Problem statement:
Copy exactly the lines that run from the top of the listing to the line containing "from matplotlib.colors import", both ends included, and omit the pictures.

Given information:

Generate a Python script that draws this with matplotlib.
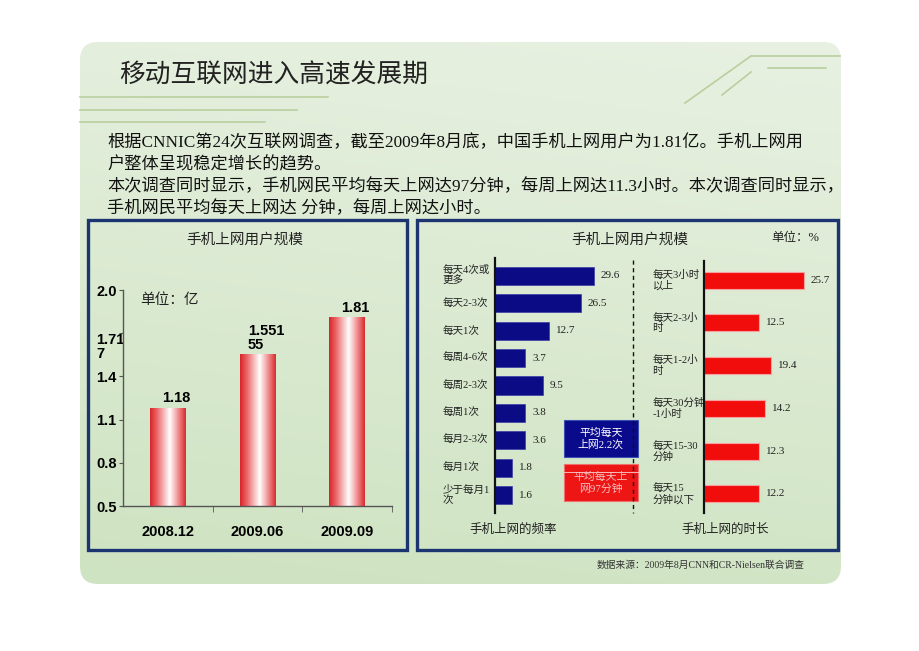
import numpy as np
import matplotlib.pyplot as plt
from matplotlib.patches import FancyBboxPatch, Rectangle
from matplotlib.colors import LinearSegmentedColormap

plt.rcParams['font.family'] = ['Liberation Serif', 'Noto Sans CJK SC']

# ----------------------------
# data
# ----------------------------
title = "移动互联网进入高速发展期"
body_lines = [
    "根据CNNIC第24次互联网调查，截至2009年8月底，中国手机上网用户为1.81亿。手机上网用",
    "户整体呈现稳定增长的趋势。",
    "本次调查同时显示，手机网民平均每天上网达97分钟，每周上网达11.3小时。本次调查同时显示，",
    "手机网民平均每天上网达 分钟，每周上网达小时。",
]

# left chart: users (亿)
user_periods = ["2008.12", "2009.06", "2009.09"]
user_values = [1.18, 1.55, 1.81]
user_labels = ["1.18", "1.551\n55", "1.81"]
user_yticks = [0.5, 0.8, 1.1, 1.4, 1.7, 2.0]
user_yticklabels = ["0.5", "0.8", "1.1", "1.4", "1.71\n7", "2.0"]

# right chart: frequency (%) - printed values and bar lengths as drawn
freq_cats = ["每天4次或\n更多", "每天2-3次", "每天1次", "每周4-6次", "每周2-3次",
             "每周1次", "每月2-3次", "每月1次", "少于每月1\n次"]
freq_values = [29.6, 26.5, 12.7, 3.7, 9.5, 3.8, 3.6, 1.8, 1.6]
freq_drawn = [29.6, 25.7, 16.1, 9.0, 14.3, 9.0, 9.0, 5.1, 5.1]

# right chart: duration (%)
dur_cats = ["每天3小时\n以上", "每天2-3小\n时", "每天1-2小\n时", "每天30分钟\n-1小时",
            "每天15-30\n分钟", "每天15\n分钟以下"]
dur_values = [25.7, 12.5, 19.4, 14.2, 12.3, 12.2]
dur_drawn = [25.7, 14.1, 17.2, 15.7, 14.1, 14.1]

W, H = 920, 651
fig = plt.figure(figsize=(W / 100, H / 100), dpi=100)
fig.patch.set_facecolor("white")


def rect(x0, y0, x1, y1):
    # pixel box (top-left origin) -> figure fraction
    return [x0 / W, (H - y1) / H, (x1 - x0) / W, (y1 - y0) / H]


# ----------------------------
# background layer in pixel coords
# ----------------------------
bg = fig.add_axes([0, 0, 1, 1])
bg.set_xlim(0, W)
bg.set_ylim(H, 0)
bg.axis("off")

panel = FancyBboxPatch((80, 42), 761, 542, boxstyle="round,pad=0,rounding_size=18",
                       facecolor="none", edgecolor="none")
bg.add_patch(panel)
yy, xx = np.mgrid[0:1:200j, 0:1:300j]
top = np.array([232, 241, 226]) / 255
bot = np.array([206, 227, 193]) / 255
t = np.clip(yy * 0.85 + (1 - xx) * 0.15, 0, 1)[..., None]
grad = top * (1 - t) + bot * t
im = bg.imshow(grad, extent=[80, 841, 584, 42], aspect="auto", zorder=0)
im.set_clip_path(panel)
bg.set_xlim(0, W)
bg.set_ylim(H, 0)

# decorative lines
line_col = "#b9cf9e"
for y, x1 in [(97, 328), (110, 297), (122, 265)]:
    bg.plot([80, x1], [y, y], color=line_col, lw=1.2)
bg.plot([685, 751], [103, 56], color=line_col, lw=1.2)
bg.plot([751, 840], [56, 56], color=line_col, lw=1.2)
bg.plot([722, 751], [95, 72], color=line_col, lw=1.2)
bg.plot([768, 826], [68, 68], color=line_col, lw=1.2)

bg.text(119, 76, title, fontsize=18.5, va="center", ha="left", color="#222222",
        family=["Noto Sans CJK SC"])
for y, s in zip([143, 165, 187, 209], body_lines):
    bg.text(107, y, s, fontsize=12.4, va="center", ha="left", color="#111111")

# frames
for x0, x1 in [(88, 407), (417, 838)]:
    bg.add_patch(Rectangle((x0, 220), x1 - x0, 330, facecolor="none",
                           edgecolor="#1c3470", lw=2.4, zorder=3))

bg.text(245, 240, "手机上网用户规模", fontsize=10.5, ha="center", va="center", color="#222222")
bg.text(630, 240, "手机上网用户规模", fontsize=10.5, ha="center", va="center", color="#222222")
bg.text(795, 238, "单位：%", fontsize=9, ha="center", va="center", color="#222222")
bg.text(513, 530, "手机上网的频率", fontsize=9, ha="center", va="center", color="#222222")
bg.text(725, 530, "手机上网的时长", fontsize=9, ha="center", va="center", color="#222222")
bg.text(805, 565, "数据来源：2009年8月CNN和CR-Nielsen联合调查", fontsize=7, ha="right",
        va="center", color="#333333")
bg.text(140, 300, "单位：亿", fontsize=10.5, ha="left", va="center", color="#222222")

# dashed separator and callout boxes
bg.plot([633, 633], [260, 513], color="#111111", lw=1, ls=(0, (3, 2.5)))
bg.add_patch(Rectangle((564, 420), 74, 37, facecolor="#0a0a8c", edgecolor="#3b4fb0", lw=0.8))
bg.text(601, 438.5, "平均每天\n上网2.2次", color="white", fontsize=7.8, ha="center", va="center",
        linespacing=1.2)
bg.add_patch(Rectangle((564, 464), 74, 37, facecolor="#ee1515", edgecolor="#f07070", lw=0.8))
bg.text(601, 482.5, "平均每天上\n网97分钟", color="#f6c0c0", fontsize=7.8, ha="center",
        va="center", linespacing=1.2)
bg.plot([564, 638], [472, 472], color="#f4d0d0", lw=0.6)

# ----------------------------
# left chart: user scale
# ----------------------------
ax1 = fig.add_axes(rect(123, 290, 392, 506))
ax1.patch.set_alpha(0)
x = np.arange(len(user_periods))
bars = ax1.bar(x, user_values, width=0.4, color="none")
cyl = LinearSegmentedColormap.from_list(
    "cyl", [(0, "#d8262b"), (0.2, "#ec6a6d"), (0.55, "#ffffff"), (0.8, "#f08a8c"), (1, "#da2c30")])
for b in bars:
    ax1.imshow(np.linspace(0, 1, 64)[None, :], cmap=cyl, aspect="auto",
               extent=[b.get_x(), b.get_x() + b.get_width(), 0.5, b.get_height()], zorder=2)
for xi, v, lab in zip(x, user_values, user_labels):
    ax1.annotate(lab, (xi, v), xytext=(6, 2), textcoords="offset points", ha="center",
                 va="bottom", multialignment="left", fontsize=10.5, fontweight="bold",
                 family=["Liberation Sans"], linespacing=1.0)
ax1.set_xlim(-0.5, 2.5)
ax1.set_ylim(0.5, 2.0)
ax1.set_yticks(user_yticks)
ax1.set_yticklabels(user_yticklabels, fontsize=10.5, fontweight="bold", family=["Liberation Sans"])
for lab in ax1.get_yticklabels():
    lab.set_ha("left")
    lab.set_linespacing(1.0)
    if "\n" in lab.get_text():
        lab.set_va("top")
ax1.set_xticks(x)
ax1.set_xticklabels(user_periods, fontsize=10.5, fontweight="bold", family=["Liberation Sans"])
ax1.set_xticks([0.5, 1.5, 2.5], minor=True)
ax1.tick_params(axis="x", which="major", length=0, pad=14)
ax1.tick_params(axis="x", which="minor", length=4, color="#555555")
ax1.tick_params(axis="y", length=3, color="#555555", pad=16)
for s in ["top", "right"]:
    ax1.spines[s].set_visible(False)
for s in ["left", "bottom"]:
    ax1.spines[s].set_color("#555555")
    ax1.spines[s].set_linewidth(1)

# ----------------------------
# right chart: frequency
# ----------------------------
px_per_unit = 99 / 29.6
ax2 = fig.add_axes(rect(495, 258, 495 + 45 * px_per_unit, 513))
ax2.patch.set_alpha(0)
yf = np.arange(len(freq_cats))
ax2.barh(yf, freq_drawn, height=0.66, color="#0b0b86", edgecolor="#3c3ca6", lw=0.5)
for yi, d, v in zip(yf, freq_drawn, freq_values):
    ax2.annotate(f"{v}", (d, yi), xytext=(5, 0), textcoords="offset points",
                 ha="left", va="center", fontsize=8, color="#222222")
ax2.set_xlim(0, 45)
ax2.set_ylim(len(freq_cats) - 0.35, -0.65)
ax2.set_yticks(yf)
ax2.set_yticklabels(freq_cats, fontsize=7.6, color="#222222")
for lab in ax2.get_yticklabels():
    lab.set_ha("left")
    lab.set_va("center")
    lab.set_linespacing(1.1)
ax2.tick_params(axis="y", length=0, pad=38)
ax2.set_xticks([])
for s in ["top", "right", "bottom"]:
    ax2.spines[s].set_visible(False)
ax2.spines["left"].set_linewidth(1.6)
ax2.spines["left"].set_color("#111111")

# ----------------------------
# right chart: duration
# ----------------------------
px_per_unit2 = 100 / 25.7
ax3 = fig.add_axes(rect(704, 261, 704 + 32 * px_per_unit2, 513))
ax3.patch.set_alpha(0)
yd = np.arange(len(dur_cats))
ax3.barh(yd, dur_drawn, height=0.4, color="#f20d0d", edgecolor="#f6a0a0", lw=0.8)
for yi, d, v in zip(yd, dur_drawn, dur_values):
    ax3.annotate(f"{v}", (d, yi), xytext=(5, 0), textcoords="offset points",
                 ha="left", va="center", fontsize=8, color="#222222")
ax3.set_xlim(0, 32)
ax3.set_ylim(len(dur_cats) - 0.55, -0.45)
ax3.set_yticks(yd)
ax3.set_yticklabels(dur_cats, fontsize=7.6, color="#222222")
for lab in ax3.get_yticklabels():
    lab.set_ha("left")
    lab.set_va("center")
    lab.set_linespacing(1.1)
ax3.tick_params(axis="y", length=0, pad=37)
ax3.set_xticks([])
for s in ["top", "right", "bottom"]:
    ax3.spines[s].set_visible(False)
ax3.spines["left"].set_linewidth(1.6)
ax3.spines["left"].set_color("#111111")

fig.savefig("out.png", dpi=100)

Solution:
Generate a Python script that draws this with matplotlib.
import numpy as np
import matplotlib.pyplot as plt
from matplotlib.patches import FancyBboxPatch, Rectangle
from matplotlib.colors import LinearSegmentedColormap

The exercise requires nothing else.